Carbon-intensive sectors will dictate stock prices if they don't take action: study

P&PC Staff
November 14, 2018
By P&PC Staff
November 14, 2018 – A new study by the University of Waterloo indicates that companies that fail to curb their carbon output may eventually face the consequences of asset devaluation and stock price depreciation.

The researchers further determined that the failure of companies within the emission-intensive sector to take carbon reduction actions could start negatively impacting the general stock market in as little as 10 years’ time.

"Over the long-term, companies from the carbon-intensive sectors that fail to take proper recognizable emission abatements may be expected to experience fundamental devaluations in their stocks when the climate change risk gets priced correctly by the market," says the study's lead author Mingyu Fang, a PhD candidate in Waterloo’s Department of Statistics & Actuarial Science. "More specifically for the traditional energy sector, such devaluation will likely start from their oil reserves being stranded by stricter environmental regulations as part of a sustainable, global effort to mitigate the effects caused by climate change.

"Those companies may find that large portions of the reserves are at risk of being unexploitable for potential economic gains."

The school says that climate change impacts investment portfolios through two channels. Directly, it elevates weather‐related physical risk to real properties and infrastructure assets, which extends to increased market risk in equity holdings with material business exposures in climate‐sensitive regions. Indirectly, it triggers stricter environmental regulations and higher emission cost in a global effort in emission control, which shall induce downturns in carbon‐intensive industries in which a portfolio may have material positions.

This indirect impact of climate change on investments will effectively be transformed into a political risk affecting particular asset classes, often referred to as the investment carbon risk, according to the study.

As part of the study, which grew out of Fang’s PhD thesis as well as a funded research project by the Society of Actuaries under the theme of "Managing Climate and Carbon Risk in Investment Portfolios," the researchers undertook an inter‐temporal analysis of stock returns. They examined 36 publicly traded large emitters and related sector indices from Europe and North America around the ratification of major climate protocols. Only nine of the 36 samples were found to display recognizable carbon pricing. The historical performance of the emission‐heavy sectors, such as energy, utilities and material was also compared against those of the other industries.
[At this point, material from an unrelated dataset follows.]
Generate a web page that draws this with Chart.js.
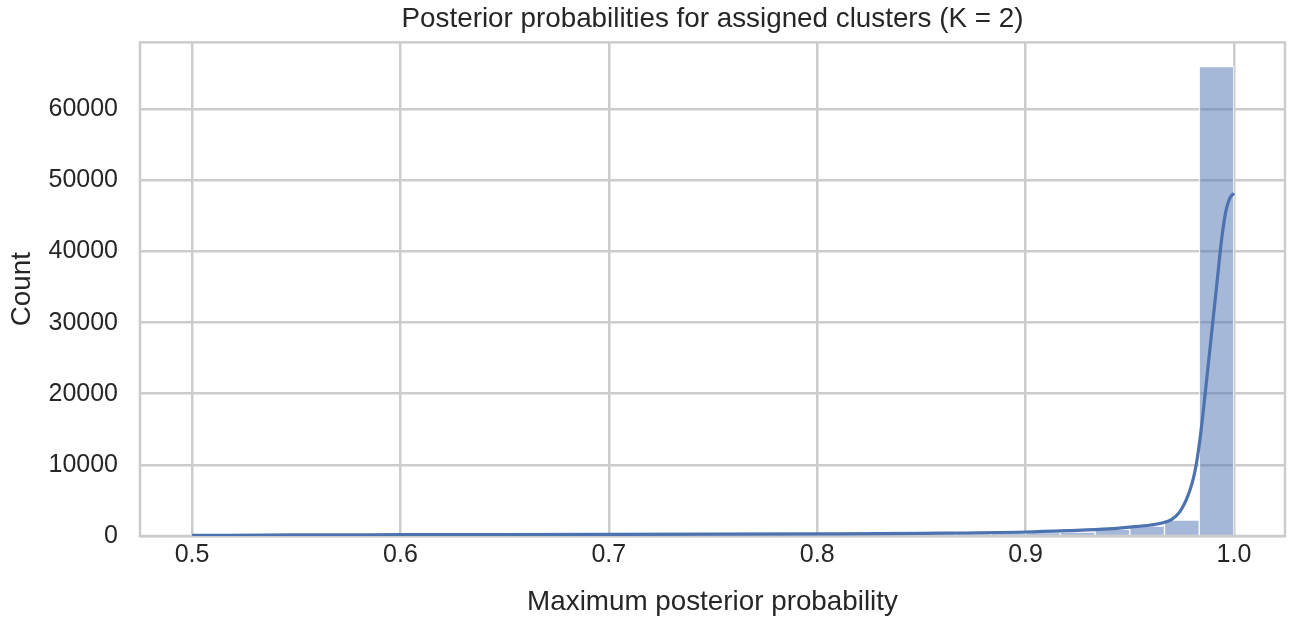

The carbon-intensive sectors consistently ranked at the bottom of the list across the metrics used and underperformed the market indices for both Europe and North America.

"It is in the best interest of companies in the financial, insurance and pension industries to price this carbon risk correctly in their asset allocations," says Tony Wirjanto, a professor jointly appointed in Waterloo’s School of Accounting & Finance and Department of Statistics & Actuarial Science, and Fang’s PhD thesis supervisor. "Companies have to take climate change into consideration to build an optimal and sustainable portfolio in the long run under the climate change risk."

The study, "Sustainable portfolio management under climate change" by Fang, Wirjanto and Ken Seng Tan, another of Fang’s PhD thesis supervisors, was published recently in the Journal of Sustainable Finance & Investment.

Fang will discuss his latest research, and how to practically apply the principles of sustainable investing with representatives of the Bank of Montreal and the Society of Actuaries during a webcast called Climate Change, Carbon Risk and Sustainable Investment on December 4, 2018.